November 21, 2020 — Bradley Venner

This paper is a collaboration between U.S. education researchers Andrew Maul and Mark Wilson and Italian metrologist Luca Mari [@maul:2017:quality]. The abstract argues “that the quality of measurement results depends on their object-relatedness (‘objectivity’) and subject-independence (‘intersubjectivity’)” and is justified based on the basis of the structural features of the measurement procecess, as well as features of the inputs or the outputs of the process” and “the differences between physical and non-physical measurement are historical and contextual rather than essential”.

The aim of the paper is to distinguish between ‘evaluation’ (in the broadest sense) with ‘measurement’. They distinguish between two questions:

  1. how should measurement be defined, as distinct from other types of evaluations? (p.3)

and

  1. how can be judge the dependability of information provide by an evaluation? (p. 3)

The second question would be similar to Dewey’s goal to develop a theory of inquiry that results in ‘warrented assertability’. Does Dewey distinguish between measurement and evaluation in ‘Theory of Evaluation’. But the goal of this paper is the first question. But do we ‘distinguish to unite’ - are measurements a kind of evaluation with ‘special’ or ‘emergent’ properties?

They use a process -> procedure -> method hierarchy, where a method is at a higher level of abstraction than a procedure. They use the VIM definition of method: “generic description of a logical organization of operations used in a measurement” If a procedure is a specification of a process, then a method is a specification of a procedure?

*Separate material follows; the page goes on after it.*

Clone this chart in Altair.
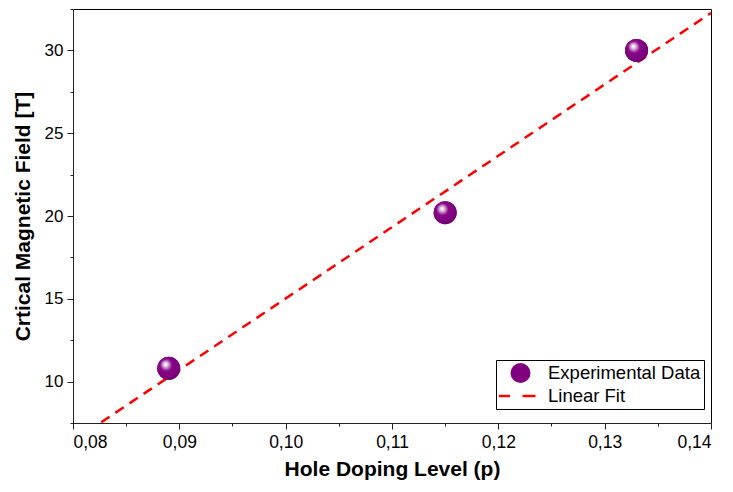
import altair as alt
import pandas as pd

# Measured critical field vs. hole doping
doping = [0.089, 0.115, 0.133]
field = [10.8, 20.2, 30.0]
series_names = ["Experimental Data", "Linear Fit"]

x_ticks = [round(0.08 + 0.005 * i, 3) for i in range(13)]
y_ticks = [7.5 + 2.5 * i for i in range(11)]

df = pd.DataFrame({"p": doping, "B": field, "series": series_names[0]})

FONT = "Liberation Sans"
PURPLE = "#800080"
RED = "#ff0000"

x_scale = alt.Scale(domain=[0.08, 0.14], nice=False, zero=False)
y_scale = alt.Scale(domain=[7.5, 32.5], nice=False, zero=False)

x_major = "abs(datum.value*100 - round(datum.value*100)) < 1e-6"
x_axis = alt.Axis(
    title="Hole Doping Level (p)",
    values=x_ticks,
    labelExpr=x_major + " ? replace(format(datum.value, '.2f'), '.', ',') : ''",
    tickSize={"condition": {"test": x_major, "value": 6}, "value": 3},
    labelPadding=4,
    labelFontSize=17.5,
    titlePadding=8,
    grid=False,
)
y_axis = alt.Axis(
    title="Crtical Magnetic Field [T]",
    values=y_ticks,
    labelExpr="datum.value % 5 == 0 ? datum.value : ''",
    tickSize={"condition": {"test": "datum.value % 5 == 0", "value": 6}, "value": 3},
    labelPadding=4,
    labelFontSize=17,
    titlePadding=11,
    grid=False,
)

# Dashed regression line over the full x range
fit = (
    alt.Chart(df)
    .transform_regression("p", "B", extent=[0.08, 0.14])
    .mark_line(color=RED, strokeWidth=2.5, strokeDash=[10, 7], clip=True)
    .encode(
        x=alt.X("p:Q", scale=x_scale, axis=x_axis),
        y=alt.Y("B:Q", scale=y_scale, axis=y_axis),
    )
)

# Flat points carrying the combined legend (hidden beneath the shaded spheres)
legend_pts = (
    alt.Chart(df)
    .mark_point(filled=True, size=530, opacity=1, strokeWidth=2.5)
    .encode(
        x=alt.X("p:Q", scale=x_scale),
        y=alt.Y("B:Q", scale=y_scale),
        fill=alt.Fill(
            "series:N",
            scale=alt.Scale(domain=series_names, range=[PURPLE, "transparent"]),
            legend=alt.Legend(
                title=None,
                orient="none",
                legendX=423,
                legendY=351,
                padding=3,
                symbolOffset=10,
                symbolSize=400,
                symbolStrokeWidth=2.5,
                labelOffset=16,
                clipHeight=20,
                rowPadding=3,
                labelFont=FONT,
                labelFontSize=18.5,
                labelColor="black",
                strokeColor="black",
                fillColor="white",
                cornerRadius=0,
            ),
        ),
        stroke=alt.Stroke(
            "series:N",
            scale=alt.Scale(domain=series_names, range=["transparent", RED]),
        ),
        shape=alt.Shape(
            "series:N",
            scale=alt.Scale(domain=series_names, range=["circle", "M-2.3,0H-1.05M0.2,0H1.5"]),
        ),
    )
)

# Shaded spheres for the measurements
sphere_fill = {
    "gradient": "radial",
    "x1": 0.36, "y1": 0.32, "r1": 0,
    "x2": 0.42, "y2": 0.4, "r2": 0.62,
    "stops": [
        {"offset": 0.0, "color": "#ffffff"},
        {"offset": 0.1, "color": "#f3e2f3"},
        {"offset": 0.25, "color": "#c184c1"},
        {"offset": 0.42, "color": "#880888"},
        {"offset": 0.8, "color": "#7e007e"},
        {"offset": 1.0, "color": "#6e006e"},
    ],
}
spheres = (
    alt.Chart(df)
    .mark_point(filled=True, size=530, opacity=1, fill=sphere_fill, stroke=None)
    .encode(
        x=alt.X("p:Q", scale=x_scale),
        y=alt.Y("B:Q", scale=y_scale),
    )
)

chart = (
    alt.layer(fit, legend_pts, spheres)
    .properties(
        width=638,
        height=414,
        padding={"left": 73, "top": 9, "right": 22, "bottom": 69},
        autosize=alt.AutoSizeParams(type="none"),
        background="white",
    )
    .configure_view(stroke="black", strokeWidth=1)
    .configure_axis(
        labelFont=FONT,
        labelColor="black",
        titleFont=FONT,
        titleFontSize=21,
        titleFontWeight="bold",
        titleColor="black",
        domainColor="#222222",
        domainWidth=1,
        tickColor="#222222",
        tickWidth=1,
    )
)

chart.save("out.html", embed_options={"renderer": "svg", "actions": False})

Could this be related to the ‘zig-zag’ methodology developed by Bateson? Then there is an (implicit or missing) step of ‘processes of developing procedures’. One way to relate Bateson’s approach to the present work would be to consider his ‘types of individuals’ as a nominal measurement, i.e. a classification. Then the processes that give rise to ‘types of individuals’ are social-natural processes. Should these processes also be evaluated on a nominal scale?

Methods are classified as

  1. direct synchronous (e.g. two-pan balance)
  2. direct asynchronous (e.g. scale)
  3. indirect (e.g. calculate weight from volume x density)

In a spring balance, the idea that gravitational force and spring force have a common basis (i.e. force) seems both theory laden and empirically obvious.

The paper jumps from examples of physical measurands to social measurands, without considering the social dimensions of intersubjectivity even for physical measurands, which they have taken pains to introduce. Instead, they reduce the inter-subjective to ‘measurement uncertainty’, which merely moves the evaluation problem to a higher level. The evaluation ‘function’ from an empirical body of evidence to a probability distribution

The ‘social’ nature of the interpretant, the necessity of developing a social institution for inter-comparison, as well as the implicit notion of empirical proof, is not developed prior.

The distinction between ‘preparation’ and ‘observation’ that is inherent in the ‘bra-ket’ notation in quantum mechanics seems like a good place to start with categorical metrology. The idea that preparation cannot be strictly deterministic has always seemed like the right interpretation.